Below, locate the line that contains "Clone this chart in matplotlib.". Repeat exactly from that line to the line that contains "3.87, 3.92, 3.95]", inclusive, leaving out the pictures.

[A run of records]
>> begin

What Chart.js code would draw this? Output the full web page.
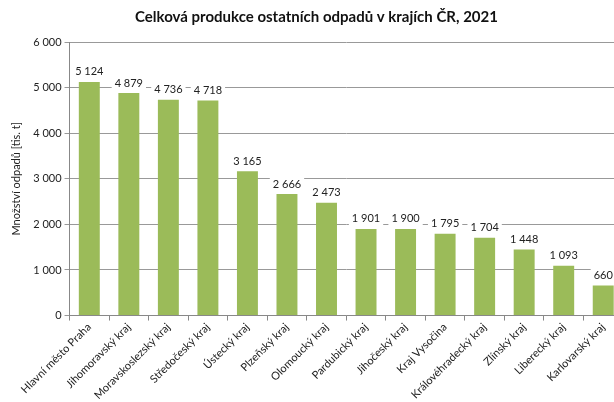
<!DOCTYPE html>
<html>
<head>
<meta charset="utf-8">
<script src="https://cdn.jsdelivr.net/npm/chart.js@4/dist/chart.umd.min.js"></script>
<style>
  html, body { margin: 0; padding: 0; background: #fff; overflow: hidden; }
  #wrap { position: relative; width: 631px; height: 402px; }
</style>
</head>
<body>
<div id="wrap"><canvas id="odpadyChart"></canvas></div>
<script>
  var kraje = ['Hlavní město Praha', 'Jihomoravský kraj', 'Moravskoslezský kraj', 'Středočeský kraj',
    'Ústecký kraj', 'Plzeňský kraj', 'Olomoucký kraj', 'Pardubický kraj', 'Jihočeský kraj',
    'Kraj Vysočina', 'Královéhradecký kraj', 'Zlínský kraj', 'Liberecký kraj', 'Karlovarský kraj'];
  var produkce = [5124, 4879, 4736, 4718, 3165, 2666, 2473, 1901, 1900, 1795, 1704, 1448, 1093, 660];
  var yTicks = [0, 1000, 2000, 3000, 4000, 5000, 6000];

  var FONT = 'Lato, "Open Sans", sans-serif';

  function fmt(v) {
    return String(v).replace(/\B(?=(\d{3})+(?!\d))/g, ' ');
  }

  // value labels above the bars, white box behind (like Excel)
  var barLabels = {
    id: 'barLabels',
    afterDatasetsDraw: function (chart) {
      var ctx = chart.ctx;
      var meta = chart.getDatasetMeta(0);
      ctx.save();
      ctx.font = '11px ' + FONT;
      ctx.textAlign = 'center';
      ctx.textBaseline = 'middle';
      meta.data.forEach(function (bar, i) {
        var txt = fmt(produkce[i]);
        var w = ctx.measureText(txt).width;
        var y = bar.y - 10;
        ctx.fillStyle = '#fff';
        ctx.fillRect(bar.x - w / 2 - 3, y - 7, w + 6, 14);
        ctx.fillStyle = '#222';
        ctx.fillText(txt, bar.x, y);
      });
      ctx.restore();
    }
  };

  var ch = new Chart(document.getElementById('odpadyChart').getContext('2d'), {
    type: 'bar',
    data: {
      labels: kraje,
      datasets: [{
        data: produkce,
        backgroundColor: '#9bbb59',
        borderWidth: 0,
        barPercentage: 0.53,
        categoryPercentage: 1
      }]
    },
    options: {
      responsive: true,
      maintainAspectRatio: false,
      animation: false,
      layout: { padding: { left: 10, right: 8, top: 5, bottom: 0 } },
      plugins: {
        legend: { display: false },
        tooltip: { enabled: false },
        title: {
          display: true,
          text: 'Celková produkce ostatních odpadů v krajích ČR, 2021',
          color: '#111',
          font: { family: FONT, size: 15, weight: 'bold' },
          padding: { top: 3, bottom: 16 }
        }
      },
      scales: {
        x: {
          grid: { display: true, drawOnChartArea: false, offset: true, color: '#888', tickLength: 5 },
          border: { color: '#888' },
          ticks: {
            color: '#222',
            font: { family: FONT, size: 11 },
            minRotation: 45,
            maxRotation: 45,
            padding: 0
          }
        },
        y: {
          min: 0,
          max: 6000,
          afterBuildTicks: function (axis) {
            axis.ticks = yTicks.map(function (v) { return { value: v }; });
          },
          grid: { color: '#999', tickLength: 5 },
          border: { color: '#888' },
          ticks: {
            color: '#222',
            font: { family: FONT, size: 11 },
            padding: 3,
            callback: function (v) { return fmt(v); }
          },
          title: {
            display: true,
            text: 'Množství odpadů [tis. t]',
            color: '#222',
            font: { family: FONT, size: 11 },
            padding: { top: 0, bottom: 7 }
          }
        }
      }
    },
    plugins: [barLabels]
  });
</script>
</body>
</html>
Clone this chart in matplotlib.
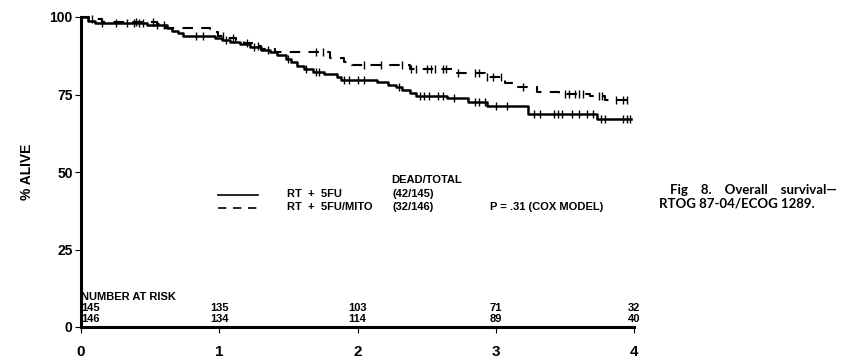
import numpy as np
import matplotlib
matplotlib.use("Agg")
import matplotlib.pyplot as plt

# RT + 5FU  (solid)
t_5fu = [0, 0.05, 0.10, 0.48, 0.62, 0.66, 0.70, 0.74, 0.97, 1.02, 1.08, 1.15, 1.22,
         1.30, 1.37, 1.42, 1.48, 1.52, 1.56, 1.61, 1.68, 1.76, 1.85, 1.88, 2.14, 2.22,
         2.28, 2.32, 2.38, 2.42, 2.65, 2.80, 2.94, 3.23, 3.73, 3.98]
s_5fu = [100, 98.8, 98.2, 97.3, 96.5, 95.5, 94.7, 93.8, 93.2, 92.5, 91.8, 91.2, 90.2,
         89.4, 88.6, 87.8, 86.5, 85.4, 84.3, 83.2, 82.4, 81.5, 80.6, 79.8, 79.0, 78.2,
         77.3, 76.5, 75.6, 74.6, 73.8, 72.6, 71.4, 68.6, 67.0, 67.0]
cens_5fu = [0.15, 0.25, 0.33, 0.38, 0.42, 0.45, 0.55, 0.60, 0.83, 0.88, 1.05, 1.25, 1.35,
            1.50, 1.63, 1.70, 1.72, 1.90, 1.94, 2.00, 2.05, 2.30, 2.45, 2.48, 2.52, 2.58,
            2.62, 2.70, 2.85, 2.88, 2.92, 3.00, 3.08, 3.28, 3.32, 3.42, 3.45, 3.48, 3.55,
            3.60, 3.66, 3.70, 3.76, 3.79, 3.92, 3.95, 3.97]

# RT + 5FU/MITO  (dashed)
t_mito = [0, 0.06, 0.15, 0.55, 0.58, 0.93, 0.99, 1.05, 1.12, 1.18, 1.25, 1.30, 1.40,
          1.80, 1.90, 1.96, 2.38, 2.68, 2.92, 3.07, 3.16, 3.30, 3.46, 3.68, 3.79, 3.98]
s_mito = [100, 99.2, 98.5, 97.8, 96.5, 95.2, 94.0, 93.2, 92.3, 91.5, 90.6, 89.6, 88.6,
          86.8, 85.5, 84.4, 83.2, 82.0, 80.6, 78.8, 77.5, 75.9, 75.2, 74.6, 73.3, 73.3]
cens_mito = [0.08, 0.40, 0.52, 1.03, 1.10, 1.20, 1.28, 1.70, 1.75, 2.05, 2.17, 2.32,
             2.39, 2.42, 2.50, 2.53, 2.56, 2.62, 2.64, 2.73, 2.85, 2.88, 2.94, 2.98,
             3.04, 3.20, 3.50, 3.53, 3.57, 3.60, 3.63, 3.75, 3.77, 3.87, 3.92, 3.95]

risk_years = [0, 1, 2, 3, 4]
risk_5fu = [145, 135, 103, 71, 32]
risk_mito = [146, 134, 114, 89, 40]

x_ticks = [0, 1, 2, 3, 4]
y_ticks = [0, 25, 50, 75, 100]


def step_value(times, surv, t):
    i = np.searchsorted(times, t, side="right") - 1
    return np.asarray(surv)[i]


fig = plt.figure(figsize=(8.66, 3.6), dpi=100)
ax = fig.add_axes([81 / 866, 1 - 327 / 360, 553 / 866, 310 / 360])

ax.step(t_5fu, s_5fu, where="post", color="black", lw=1.8, clip_on=False)
ax.step(t_mito, s_mito, where="post", color="black", lw=1.5,
        dashes=(5, 4), clip_on=False)
ax.plot(cens_5fu, step_value(t_5fu, s_5fu, cens_5fu), ls="none", marker="|",
        ms=6, mew=1.0, color="black", clip_on=False)
ax.plot(cens_mito, step_value(t_mito, s_mito, cens_mito), ls="none", marker="|",
        ms=6, mew=1.0, color="black", clip_on=False)

ax.set_xlim(0, 4)
ax.set_ylim(0, 100)
ax.set_xticks(x_ticks)
ax.set_yticks(y_ticks)
ax.set_xticklabels([str(v) for v in x_ticks], fontsize=11, fontweight="bold",
                   family="Liberation Sans")
ax.set_yticklabels([str(v) for v in y_ticks], fontsize=10, fontweight="bold",
                   family="Liberation Sans")
ax.tick_params(axis="y", length=4, width=0.8, pad=2)
ax.tick_params(axis="x", length=4, width=0.8, pad=9)
for side in ["top", "right"]:
    ax.spines[side].set_visible(False)
ax.spines["left"].set_linewidth(2.2)
ax.spines["bottom"].set_linewidth(2.2)
ax.set_ylabel("% ALIVE", fontsize=10, fontweight="bold", family="Liberation Sans",
              labelpad=11)

# legend block
lx0, lx1 = 0.99, 1.28
ax.plot([lx0, lx1], [42.6, 42.6], color="black", lw=1.2)
ax.plot([lx0, lx1], [38.4, 38.4], color="black", lw=1.2, dashes=(5, 4))
txt = dict(fontsize=8, fontweight="bold", family="Liberation Sans", va="center")
ax.text(1.49, 42.8, "RT  +  5FU", ha="left", **txt)
ax.text(1.49, 38.6, "RT  +  5FU/MITO", ha="left", **txt)
ax.text(2.5, 47.4, "DEAD/TOTAL", ha="center", **txt)
ax.text(2.40, 42.8, "(42/145)", ha="center", **txt)
ax.text(2.40, 38.6, "(32/146)", ha="center", **txt)
ax.text(2.96, 38.6, "P = .31 (COX MODEL)", ha="left", **txt)

# number at risk
nar = dict(fontsize=8, fontweight="bold", family=["Liberation Sans Narrow", "Liberation Sans"],
           va="center")
ax.text(0.0, 9.6, "NUMBER AT RISK", ha="left", **nar)
for yr, a, b in zip(risk_years, risk_5fu, risk_mito):
    ha = "left" if yr == 0 else "center"
    ax.text(yr, 6.0, str(a), ha=ha, **nar)
    ax.text(yr, 2.5, str(b), ha=ha, **nar)

# figure caption
cap = dict(fontsize=9.5, fontweight="bold", family="Lato", va="center")
fig.text(670 / 866, 1 - 190 / 360, "Fig    8.    Overall    survival\u2014", ha="left", **cap)
fig.text(659 / 866, 1 - 203 / 360, "RTOG 87-04/ECOG 1289.", ha="left", **cap)

fig.savefig("out.png", dpi=100)
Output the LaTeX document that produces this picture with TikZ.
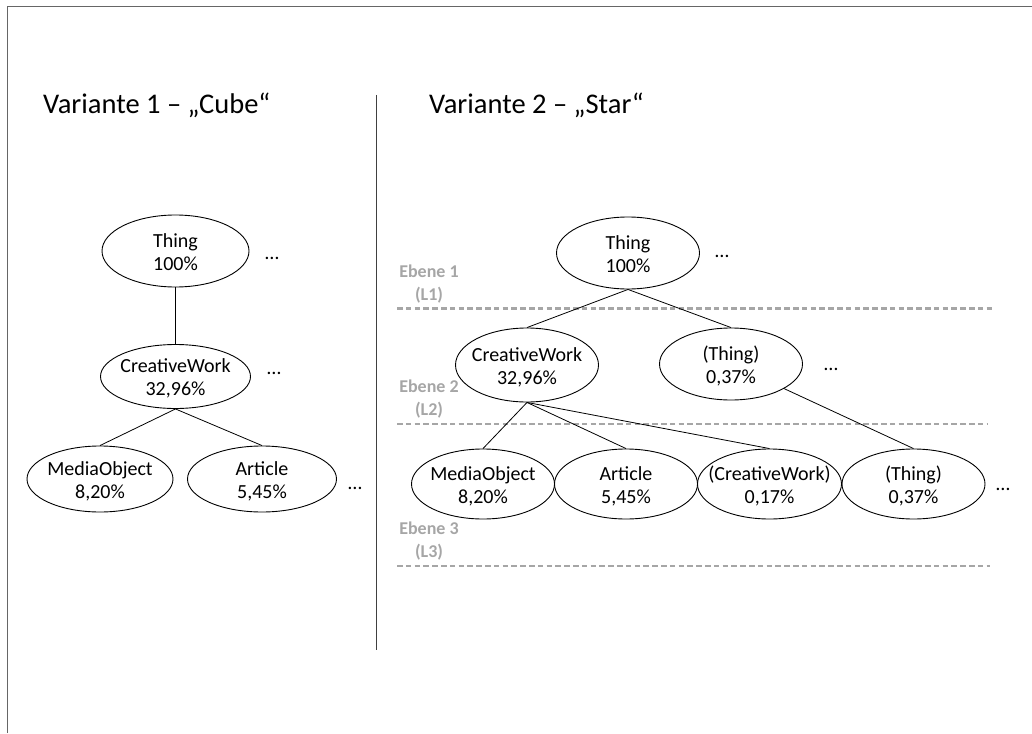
\documentclass[tikz,border=0pt]{standalone}
\usepackage{fontspec}
\setmainfont{Carlito}
\usetikzlibrary{shapes.geometric}
\definecolor{levelgray}{HTML}{A6A6A6}
\definecolor{framegray}{HTML}{666666}
\definecolor{divgray}{HTML}{404040}
% two centred lines inside a zero-width box, baseline = first line
\newcommand\twolines[2]{\makebox[0pt]{\raisebox{0pt}[16pt][24pt]{\begin{tabular}[t]{@{}c@{}}#1\\#2\end{tabular}}}}
\begin{document}
\begin{tikzpicture}[x=1pt,y=-1pt,
  cls/.style={ellipse, draw, line width=0.9pt, inner sep=0pt,
    font=\fontsize{20}{23}\selectfont},
  more/.style={inner sep=0pt, font=\fontsize{20}{23}\selectfont},
  title/.style={anchor=base west, inner sep=0pt, font=\fontsize{28.5}{34}\selectfont},
  level/.style={anchor=base, inner sep=0pt, align=center, text=levelgray,
    font=\bfseries\fontsize{18}{23}\selectfont},
  levelline/.style={draw=levelgray, line width=2.6pt, dash pattern=on 5.5pt off 3.3pt},
  link/.style={draw, line width=0.8pt}]
\useasboundingbox (0,0) rectangle (1032,733);

% page frame (top and left edge)
\coordinate (fr1) at (7,733);
\coordinate (fr2) at (7,7);
\coordinate (fr3) at (1032,7);
\draw[framegray, line width=1pt] (fr1) -- (fr2) -- (fr3);

% divider between the two variants
\coordinate (divtop) at (376.7,95);
\coordinate (divbot) at (376.7,650);
\draw[divgray, line width=1pt] (divtop) -- (divbot);

% titles
\node[title] (t1) at (43,113.3) {Variante 1 – „Cube“};
\node[title] (t2) at (429,113.3) {Variante 2 – „Star“};

% level separators
\coordinate (l1a) at (397,308.5); \coordinate (l1b) at (992,308.5);
\coordinate (l2a) at (397,424);   \coordinate (l2b) at (987,424);
\coordinate (l3a) at (397,566);   \coordinate (l3b) at (990,566);
\draw[levelline] (l1a) -- (l1b);
\draw[levelline] (l2a) -- (l2b);
\draw[levelline] (l3a) -- (l3b);

% level captions (base anchor sits on the last line)
\node[level] (e1) at (429,300.5) {Ebene 1\\(L1)};
\node[level] (e2) at (429,415.5) {Ebene 2\\(L2)};
\node[level] (e3) at (429,557) {Ebene 3\\(L3)};

% variant 1 (cube)
\node[cls, minimum width=147pt, minimum height=72pt] (T1) at (175.5,251) {\twolines{Thing}{100\%}};
\node[cls, minimum width=150pt, minimum height=64pt] (CW1) at (175.5,376.5) {\twolines{CreativeWork}{32,96\%}};
\node[cls, minimum width=146pt, minimum height=66pt] (MO1) at (100,479) {\twolines{MediaObject}{8,20\%}};
\node[cls, minimum width=149pt, minimum height=66pt] (AR1) at (262,479) {\twolines{Article}{5,45\%}};
\node[more] (d1) at (272,258) {…};
\node[more] (d2) at (274,373) {…};
\node[more] (d3) at (355,488) {…};

\draw[link] (T1.south) -- (CW1.north);
\draw[link] (CW1.south) -- (MO1.north);
\draw[link] (CW1.south) -- (AR1.north);

% variant 2 (star)
\node[cls, minimum width=143pt, minimum height=72pt] (T2) at (628,253) {\twolines{Thing}{100\%}};
\node[cls, minimum width=143pt, minimum height=74pt] (CW2) at (527,365) {\twolines{CreativeWork}{32,96\%}};
\node[cls, minimum width=143pt, minimum height=72pt] (TH2) at (731,364) {\twolines{(Thing)}{0,37\%}};
\node[cls, minimum width=143pt, minimum height=70pt] (MO2) at (483,484) {\twolines{MediaObject}{8,20\%}};
\node[cls, minimum width=143pt, minimum height=70pt] (AR2) at (626,484) {\twolines{Article}{5,45\%}};
\node[cls, minimum width=144pt, minimum height=70pt] (CWc) at (769.5,484) {\twolines{(CreativeWork)}{0,17\%}};
\node[cls, minimum width=143pt, minimum height=70pt] (THc) at (913.5,484) {\twolines{(Thing)}{0,37\%}};
\node[more] (d4) at (722,256) {…};
\node[more] (d5) at (831,369) {…};
\node[more] (d6) at (1003,489) {…};

\draw[link] (T2.south) -- (CW2.north);
\draw[link] (T2.south) -- (TH2.north);
\draw[link] (CW2.south) -- (MO2.north);
\draw[link] (CW2.south) -- (AR2.north);
\draw[link] (CW2.south) -- (CWc.north);
\draw[link] (TH2) -- (THc.north);
\end{tikzpicture}
\end{document}
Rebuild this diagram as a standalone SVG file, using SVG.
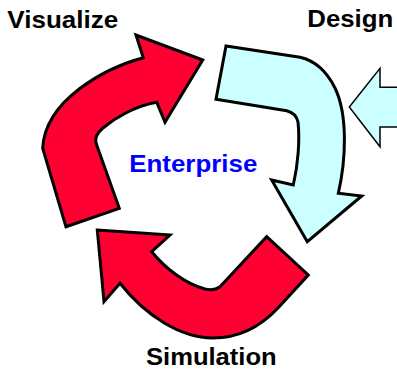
<svg xmlns="http://www.w3.org/2000/svg" width="397" height="370" viewBox="0 0 397 370">
<style>
.lbl{font-family:"Liberation Sans",Arial,sans-serif;font-weight:bold;font-size:24px;fill:#000}
.blue{fill:#0000ff}
.red{fill:#ff0033;stroke:#000;stroke-width:3;stroke-linejoin:miter}
.cyan{fill:#ccffff;stroke:#000;stroke-width:3;stroke-linejoin:miter}
.thin{fill:#ccffff;stroke:#000;stroke-width:1.5;stroke-linejoin:miter}
</style>
<rect width="397" height="370" fill="#fff"/>
<g id="connectors">
<path id="arrow-visualize" class="red" d="M202.7,60 L136,35 L143.3,57.7 C105,68 45,100 42.7,148.3 L66,226.7 L119.3,208.3 L96.7,145 Q93,136 103,128 C115,118 135,106 156.7,102.3 L165,122.3 Z"/>
<path id="arrow-design" class="cyan" d="M226,46 L216,99.3 L286.7,110.7 Q296,113 298,122 C300,140 298,165 293.3,185 L271.7,180 L307.3,241.7 L361.7,196 L338.3,193.3 C346,160 348,115 335,88 C325,68 312,60 300,57.3 Z"/>
<path id="arrow-simulation" class="red" d="M97.3,230 L170,235 L151.7,251.7 C165,268 185,284 205,289 Q214,291 220,286.7 L266.7,236.7 L308.3,275 L278,308 C262,325 240,338 213,338 C180,338 145,315 120,283.3 L104,301.7 Z"/>
<path id="arrow-input" class="thin" d="M400,87.3 L380,87.3 L380,68.3 L349.3,107 L380,146.7 L380,126.9 L400,126.9"/>
</g>
<g id="node-visualize"><text class="lbl" x="7.3" y="28.3" textLength="111" lengthAdjust="spacingAndGlyphs">Visualize</text></g>
<g id="node-design"><text class="lbl" x="307.3" y="27" textLength="86" lengthAdjust="spacingAndGlyphs">Design</text></g>
<g id="node-enterprise"><text class="lbl blue" x="129.3" y="172.3" textLength="128" lengthAdjust="spacingAndGlyphs">Enterprise</text></g>
<g id="node-simulation"><text class="lbl" x="146" y="365" textLength="130.7" lengthAdjust="spacingAndGlyphs">Simulation</text></g>
</svg>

>> end

Solution to this task —
Clone this chart in matplotlib.
import numpy as np
import matplotlib
matplotlib.use("Agg")
import matplotlib.pyplot as plt

# RT + 5FU  (solid)
t_5fu = [0, 0.05, 0.10, 0.48, 0.62, 0.66, 0.70, 0.74, 0.97, 1.02, 1.08, 1.15, 1.22,
         1.30, 1.37, 1.42, 1.48, 1.52, 1.56, 1.61, 1.68, 1.76, 1.85, 1.88, 2.14, 2.22,
         2.28, 2.32, 2.38, 2.42, 2.65, 2.80, 2.94, 3.23, 3.73, 3.98]
s_5fu = [100, 98.8, 98.2, 97.3, 96.5, 95.5, 94.7, 93.8, 93.2, 92.5, 91.8, 91.2, 90.2,
         89.4, 88.6, 87.8, 86.5, 85.4, 84.3, 83.2, 82.4, 81.5, 80.6, 79.8, 79.0, 78.2,
         77.3, 76.5, 75.6, 74.6, 73.8, 72.6, 71.4, 68.6, 67.0, 67.0]
cens_5fu = [0.15, 0.25, 0.33, 0.38, 0.42, 0.45, 0.55, 0.60, 0.83, 0.88, 1.05, 1.25, 1.35,
            1.50, 1.63, 1.70, 1.72, 1.90, 1.94, 2.00, 2.05, 2.30, 2.45, 2.48, 2.52, 2.58,
            2.62, 2.70, 2.85, 2.88, 2.92, 3.00, 3.08, 3.28, 3.32, 3.42, 3.45, 3.48, 3.55,
            3.60, 3.66, 3.70, 3.76, 3.79, 3.92, 3.95, 3.97]

# RT + 5FU/MITO  (dashed)
t_mito = [0, 0.06, 0.15, 0.55, 0.58, 0.93, 0.99, 1.05, 1.12, 1.18, 1.25, 1.30, 1.40,
          1.80, 1.90, 1.96, 2.38, 2.68, 2.92, 3.07, 3.16, 3.30, 3.46, 3.68, 3.79, 3.98]
s_mito = [100, 99.2, 98.5, 97.8, 96.5, 95.2, 94.0, 93.2, 92.3, 91.5, 90.6, 89.6, 88.6,
          86.8, 85.5, 84.4, 83.2, 82.0, 80.6, 78.8, 77.5, 75.9, 75.2, 74.6, 73.3, 73.3]
cens_mito = [0.08, 0.40, 0.52, 1.03, 1.10, 1.20, 1.28, 1.70, 1.75, 2.05, 2.17, 2.32,
             2.39, 2.42, 2.50, 2.53, 2.56, 2.62, 2.64, 2.73, 2.85, 2.88, 2.94, 2.98,
             3.04, 3.20, 3.50, 3.53, 3.57, 3.60, 3.63, 3.75, 3.77, 3.87, 3.92, 3.95]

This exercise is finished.